Alors le langoureux Johnny grandit et devient l’éblouissant John !

« Languid Johnny growes to glorious John, »


lorsque la pensée de Hampden, parée par les muses de Falkland, illumine sa joue blême et gonfle son sein généreux. »

Le New Timon a bien plutôt droit au nom de roman qu’à celui de poème ; c’est un roman en vers, et, nous l’avons déjà dit, le vers en a souffert parfois. Le genre aussi offre des difficultés presque insurmontables. Byron avec ses corsaires et ses giaours, Scott avec ses maraudeurs et ses ménestrels, le fantastique Coleridge et l’oriental Moore ont tous eu le soin de placer leurs héros dans des milieux essentiellement poétiques.

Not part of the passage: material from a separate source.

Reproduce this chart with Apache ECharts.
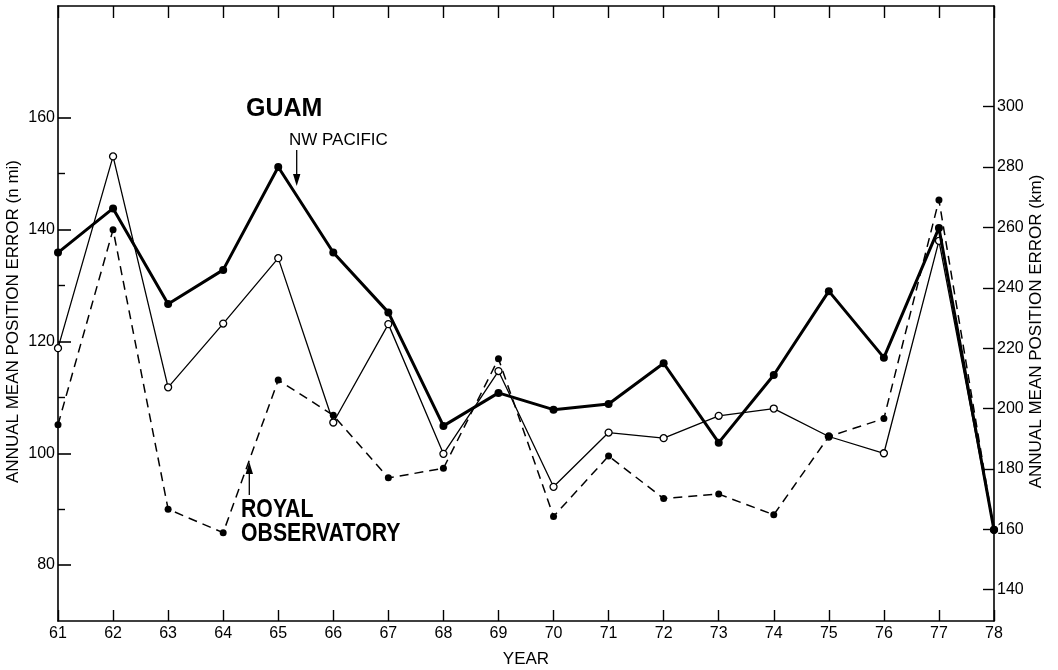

Nous répugnons à croire que le monde, si plein de conventions qu’il puisse être, soit une région inaccessible à la poésie, et que, des endroits consacrés au culte de l’élégance et du bon goût, l’idéal doive nécessairement être banni ; mais on peut dire que la plupart des tentatives entreprises jusqu’ici pour marier la poésie et le roman ont avorté, si bien que, pour faire d’un des héros les plus glorieux du royaume de la fantaisie un personnage ridicule, il suffit de se l’imaginer aux prises avec les exigences de notre civilisation : transformez Lara en un gentleman du XIXe siècle, et vous aurez quelque chose comme Lugarto ou le comte de Monte-Christo. Cependant nous sommes de ceux qui ne croient pas la chose impossible, en Angleterre surtout, où la vie du monde, le high life, est l’objet d’études spéciales. Que l’esprit d’analyse s’introduise une fois en Angleterre, que la liberté de discuter toute chose s’y établisse, et les élémens ne manqueront pas pour cette espèce de poème-roman dont le succès du New Timon semble avoir inauguré le règne.


ARTHUR DUDLEY.

  1. Mot de lord Stanley à propos d’un des derniers bills proposés par lord Johooa Russell, et qui décidèrent de l’existence du cabinet whig.